Your task:
The material below should be written out in full and exactly; pictures stay out of the copy.
+ + + + +
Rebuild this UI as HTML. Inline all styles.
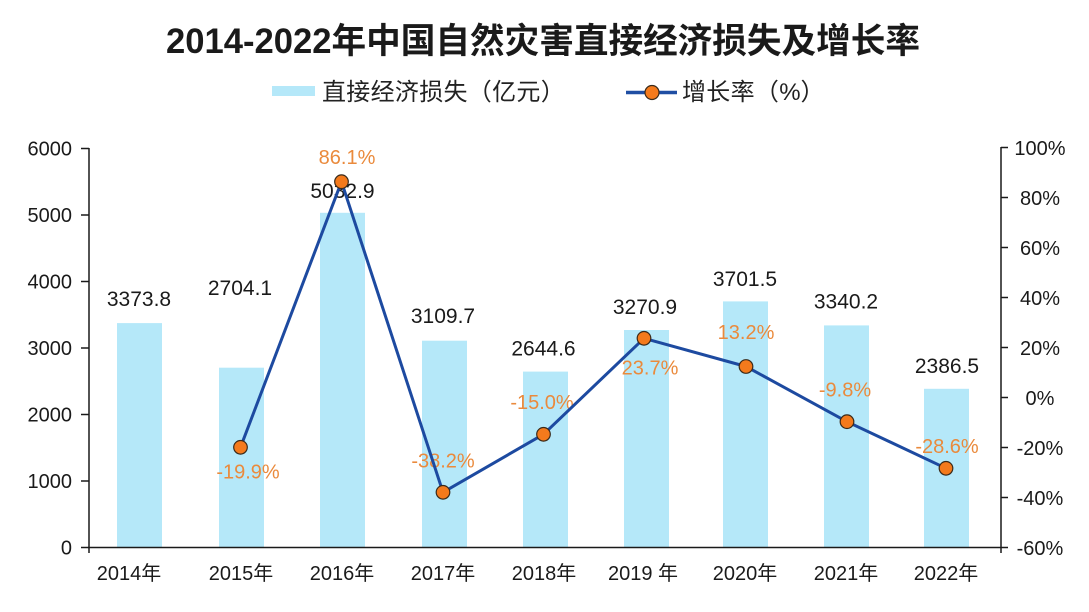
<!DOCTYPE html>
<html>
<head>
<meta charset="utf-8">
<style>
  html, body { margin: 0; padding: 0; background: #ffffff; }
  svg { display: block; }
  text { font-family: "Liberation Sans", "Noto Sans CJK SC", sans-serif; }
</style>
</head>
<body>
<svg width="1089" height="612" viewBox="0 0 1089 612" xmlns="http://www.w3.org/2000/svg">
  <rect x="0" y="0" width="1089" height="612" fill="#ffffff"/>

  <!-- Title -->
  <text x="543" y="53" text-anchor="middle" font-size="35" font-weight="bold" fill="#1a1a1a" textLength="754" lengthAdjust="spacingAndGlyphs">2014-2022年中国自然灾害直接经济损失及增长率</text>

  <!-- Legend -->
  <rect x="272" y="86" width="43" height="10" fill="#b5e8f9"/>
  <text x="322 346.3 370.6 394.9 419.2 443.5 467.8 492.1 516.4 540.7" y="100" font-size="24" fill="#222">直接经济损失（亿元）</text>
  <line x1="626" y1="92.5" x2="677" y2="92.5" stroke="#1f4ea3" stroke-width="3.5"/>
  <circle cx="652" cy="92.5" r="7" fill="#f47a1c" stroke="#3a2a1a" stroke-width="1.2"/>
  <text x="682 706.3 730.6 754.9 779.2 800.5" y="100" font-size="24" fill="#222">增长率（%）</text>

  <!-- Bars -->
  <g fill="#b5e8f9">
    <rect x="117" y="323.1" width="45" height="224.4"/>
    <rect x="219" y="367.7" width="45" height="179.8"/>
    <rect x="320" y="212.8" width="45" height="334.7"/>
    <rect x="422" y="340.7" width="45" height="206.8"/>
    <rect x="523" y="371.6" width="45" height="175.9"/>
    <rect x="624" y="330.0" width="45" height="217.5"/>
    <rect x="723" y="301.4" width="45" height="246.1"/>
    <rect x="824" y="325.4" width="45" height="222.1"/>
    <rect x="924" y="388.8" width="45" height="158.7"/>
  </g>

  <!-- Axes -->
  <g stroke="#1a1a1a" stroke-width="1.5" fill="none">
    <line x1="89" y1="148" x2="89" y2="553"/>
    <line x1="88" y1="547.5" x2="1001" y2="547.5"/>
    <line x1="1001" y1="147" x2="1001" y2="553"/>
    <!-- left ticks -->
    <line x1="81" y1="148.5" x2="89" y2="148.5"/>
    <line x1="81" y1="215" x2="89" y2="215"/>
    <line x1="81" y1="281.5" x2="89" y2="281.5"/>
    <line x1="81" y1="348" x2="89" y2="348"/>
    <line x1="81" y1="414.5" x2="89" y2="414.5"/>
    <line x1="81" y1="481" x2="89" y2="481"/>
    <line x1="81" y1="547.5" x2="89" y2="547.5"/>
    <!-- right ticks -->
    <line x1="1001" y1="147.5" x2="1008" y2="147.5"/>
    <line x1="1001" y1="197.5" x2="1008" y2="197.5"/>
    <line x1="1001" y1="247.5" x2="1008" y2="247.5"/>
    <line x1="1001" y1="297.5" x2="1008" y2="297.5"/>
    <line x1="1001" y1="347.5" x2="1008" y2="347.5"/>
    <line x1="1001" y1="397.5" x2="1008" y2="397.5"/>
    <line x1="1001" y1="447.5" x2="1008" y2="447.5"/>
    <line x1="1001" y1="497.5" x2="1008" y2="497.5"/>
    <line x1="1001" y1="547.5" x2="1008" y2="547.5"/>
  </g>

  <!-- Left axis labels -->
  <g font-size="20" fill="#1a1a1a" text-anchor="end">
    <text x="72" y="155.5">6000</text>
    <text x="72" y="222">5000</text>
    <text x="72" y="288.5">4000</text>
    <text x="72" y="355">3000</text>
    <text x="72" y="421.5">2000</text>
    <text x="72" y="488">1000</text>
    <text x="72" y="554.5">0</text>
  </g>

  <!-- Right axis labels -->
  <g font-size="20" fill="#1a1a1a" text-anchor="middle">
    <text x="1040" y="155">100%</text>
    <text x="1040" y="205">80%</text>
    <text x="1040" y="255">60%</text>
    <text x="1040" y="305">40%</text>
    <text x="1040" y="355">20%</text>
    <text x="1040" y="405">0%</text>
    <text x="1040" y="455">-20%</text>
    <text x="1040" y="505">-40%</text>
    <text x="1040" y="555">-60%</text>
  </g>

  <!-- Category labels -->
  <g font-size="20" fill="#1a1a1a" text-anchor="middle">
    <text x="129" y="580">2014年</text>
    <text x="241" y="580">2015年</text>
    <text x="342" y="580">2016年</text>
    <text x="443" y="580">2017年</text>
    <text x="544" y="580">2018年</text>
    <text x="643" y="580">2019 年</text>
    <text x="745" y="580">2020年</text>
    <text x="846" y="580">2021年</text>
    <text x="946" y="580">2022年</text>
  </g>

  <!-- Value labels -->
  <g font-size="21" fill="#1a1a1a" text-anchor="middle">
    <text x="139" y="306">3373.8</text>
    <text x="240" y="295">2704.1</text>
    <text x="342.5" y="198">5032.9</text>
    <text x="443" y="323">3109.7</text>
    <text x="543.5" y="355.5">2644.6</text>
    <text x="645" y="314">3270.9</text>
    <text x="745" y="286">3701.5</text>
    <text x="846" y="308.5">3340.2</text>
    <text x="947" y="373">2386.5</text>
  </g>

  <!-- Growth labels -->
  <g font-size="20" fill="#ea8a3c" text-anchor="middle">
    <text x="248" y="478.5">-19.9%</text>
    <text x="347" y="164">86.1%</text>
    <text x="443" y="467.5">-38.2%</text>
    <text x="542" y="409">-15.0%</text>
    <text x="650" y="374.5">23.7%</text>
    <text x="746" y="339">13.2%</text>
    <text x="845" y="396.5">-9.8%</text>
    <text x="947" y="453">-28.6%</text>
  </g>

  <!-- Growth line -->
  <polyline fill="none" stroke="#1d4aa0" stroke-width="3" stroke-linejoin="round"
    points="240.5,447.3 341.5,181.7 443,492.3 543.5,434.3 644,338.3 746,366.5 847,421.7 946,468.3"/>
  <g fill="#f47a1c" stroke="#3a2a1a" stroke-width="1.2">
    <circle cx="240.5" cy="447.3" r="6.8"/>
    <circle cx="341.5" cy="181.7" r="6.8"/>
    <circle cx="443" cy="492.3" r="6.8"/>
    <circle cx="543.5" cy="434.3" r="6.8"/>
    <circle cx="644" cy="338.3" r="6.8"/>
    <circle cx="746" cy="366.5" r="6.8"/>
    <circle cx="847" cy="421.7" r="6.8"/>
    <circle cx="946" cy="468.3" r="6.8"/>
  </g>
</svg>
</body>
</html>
+ + + + +
Worked answer:
Rebuild this UI as HTML. Inline all styles.
<!DOCTYPE html>
<html>
<head>
<meta charset="utf-8">
<style>
  html, body { margin: 0; padding: 0; background: #ffffff; }
  svg { display: block; }
  text { font-family: "Liberation Sans", "Noto Sans CJK SC", sans-serif; }
</style>
</head>
<body>
<svg width="1089" height="612" viewBox="0 0 1089 612" xmlns="http://www.w3.org/2000/svg">
  <rect x="0" y="0" width="1089" height="612" fill="#ffffff"/>

  <!-- Title -->
  <text x="543" y="53" text-anchor="middle" font-size="35" font-weight="bold" fill="#1a1a1a" textLength="754" lengthAdjust="spacingAndGlyphs">2014-2022年中国自然灾害直接经济损失及增长率</text>

  <!-- Legend -->
  <rect x="272" y="86" width="43" height="10" fill="#b5e8f9"/>
  <text x="322 346.3 370.6 394.9 419.2 443.5 467.8 492.1 516.4 540.7" y="100" font-size="24" fill="#222">直接经济损失（亿元）</text>
  <line x1="626" y1="92.5" x2="677" y2="92.5" stroke="#1f4ea3" stroke-width="3.5"/>
  <circle cx="652" cy="92.5" r="7" fill="#f47a1c" stroke="#3a2a1a" stroke-width="1.2"/>
  <text x="682 706.3 730.6 754.9 779.2 800.5" y="100" font-size="24" fill="#222">增长率（%）</text>

  <!-- Bars -->
  <g fill="#b5e8f9">
    <rect x="117" y="323.1" width="45" height="224.4"/>
    <rect x="219" y="367.7" width="45" height="179.8"/>
    <rect x="320" y="212.8" width="45" height="334.7"/>
    <rect x="422" y="340.7" width="45" height="206.8"/>
    <rect x="523" y="371.6" width="45" height="175.9"/>
    <rect x="624" y="330.0" width="45" height="217.5"/>
    <rect x="723" y="301.4" width="45" height="246.1"/>
    <rect x="824" y="325.4" width="45" height="222.1"/>
    <rect x="924" y="388.8" width="45" height="158.7"/>
  </g>

  <!-- Axes -->
  <g stroke="#1a1a1a" stroke-width="1.5" fill="none">
    <line x1="89" y1="148" x2="89" y2="553"/>
    <line x1="88" y1="547.5" x2="1001" y2="547.5"/>
    <line x1="1001" y1="147" x2="1001" y2="553"/>
    <!-- left ticks -->
    <line x1="81" y1="148.5" x2="89" y2="148.5"/>
    <line x1="81" y1="215" x2="89" y2="215"/>
    <line x1="81" y1="281.5" x2="89" y2="281.5"/>
    <line x1="81" y1="348" x2="89" y2="348"/>
    <line x1="81" y1="414.5" x2="89" y2="414.5"/>
    <line x1="81" y1="481" x2="89" y2="481"/>
    <line x1="81" y1="547.5" x2="89" y2="547.5"/>
    <!-- right ticks -->
    <line x1="1001" y1="147.5" x2="1008" y2="147.5"/>
    <line x1="1001" y1="197.5" x2="1008" y2="197.5"/>
    <line x1="1001" y1="247.5" x2="1008" y2="247.5"/>
    <line x1="1001" y1="297.5" x2="1008" y2="297.5"/>
    <line x1="1001" y1="347.5" x2="1008" y2="347.5"/>
    <line x1="1001" y1="397.5" x2="1008" y2="397.5"/>
    <line x1="1001" y1="447.5" x2="1008" y2="447.5"/>
    <line x1="1001" y1="497.5" x2="1008" y2="497.5"/>
    <line x1="1001" y1="547.5" x2="1008" y2="547.5"/>
  </g>

  <!-- Left axis labels -->
  <g font-size="20" fill="#1a1a1a" text-anchor="end">
    <text x="72" y="155.5">6000</text>
    <text x="72" y="222">5000</text>
    <text x="72" y="288.5">4000</text>
    <text x="72" y="355">3000</text>
    <text x="72" y="421.5">2000</text>
    <text x="72" y="488">1000</text>
    <text x="72" y="554.5">0</text>
  </g>

  <!-- Right axis labels -->
  <g font-size="20" fill="#1a1a1a" text-anchor="middle">
    <text x="1040" y="155">100%</text>
    <text x="1040" y="205">80%</text>
    <text x="1040" y="255">60%</text>
    <text x="1040" y="305">40%</text>
    <text x="1040" y="355">20%</text>
    <text x="1040" y="405">0%</text>
    <text x="1040" y="455">-20%</text>
    <text x="1040" y="505">-40%</text>
    <text x="1040" y="555">-60%</text>
  </g>

  <!-- Category labels -->
  <g font-size="20" fill="#1a1a1a" text-anchor="middle">
    <text x="129" y="580">2014年</text>
    <text x="241" y="580">2015年</text>
    <text x="342" y="580">2016年</text>
    <text x="443" y="580">2017年</text>
    <text x="544" y="580">2018年</text>
    <text x="643" y="580">2019 年</text>
    <text x="745" y="580">2020年</text>
    <text x="846" y="580">2021年</text>
    <text x="946" y="580">2022年</text>
  </g>

  <!-- Value labels -->
  <g font-size="21" fill="#1a1a1a" text-anchor="middle">
    <text x="139" y="306">3373.8</text>
    <text x="240" y="295">2704.1</text>
    <text x="342.5" y="198">5032.9</text>
    <text x="443" y="323">3109.7</text>
    <text x="543.5" y="355.5">2644.6</text>
    <text x="645" y="314">3270.9</text>
    <text x="745" y="286">3701.5</text>
    <text x="846" y="308.5">3340.2</text>
    <text x="947" y="373">2386.5</text>
  </g>

  <!-- Growth labels -->
  <g font-size="20" fill="#ea8a3c" text-anchor="middle">
    <text x="248" y="478.5">-19.9%</text>
    <text x="347" y="164">86.1%</text>
    <text x="443" y="467.5">-38.2%</text>
    <text x="542" y="409">-15.0%</text>
    <text x="650" y="374.5">23.7%</text>
    <text x="746" y="339">13.2%</text>
    <text x="845" y="396.5">-9.8%</text>
    <text x="947" y="453">-28.6%</text>
  </g>

  <!-- Growth line -->
  <polyline fill="none" stroke="#1d4aa0" stroke-width="3" stroke-linejoin="round"
    points="240.5,447.3 341.5,181.7 443,492.3 543.5,434.3 644,338.3 746,366.5 847,421.7 946,468.3"/>
  <g fill="#f47a1c" stroke="#3a2a1a" stroke-width="1.2">
    <circle cx="240.5" cy="447.3" r="6.8"/>
    <circle cx="341.5" cy="181.7" r="6.8"/>
    <circle cx="443" cy="492.3" r="6.8"/>
    <circle cx="543.5" cy="434.3" r="6.8"/>
    <circle cx="644" cy="338.3" r="6.8"/>
    <circle cx="746" cy="366.5" r="6.8"/>
    <circle cx="847" cy="421.7" r="6.8"/>
    <circle cx="946" cy="468.3" r="6.8"/>
  </g>
</svg>
</body>
</html>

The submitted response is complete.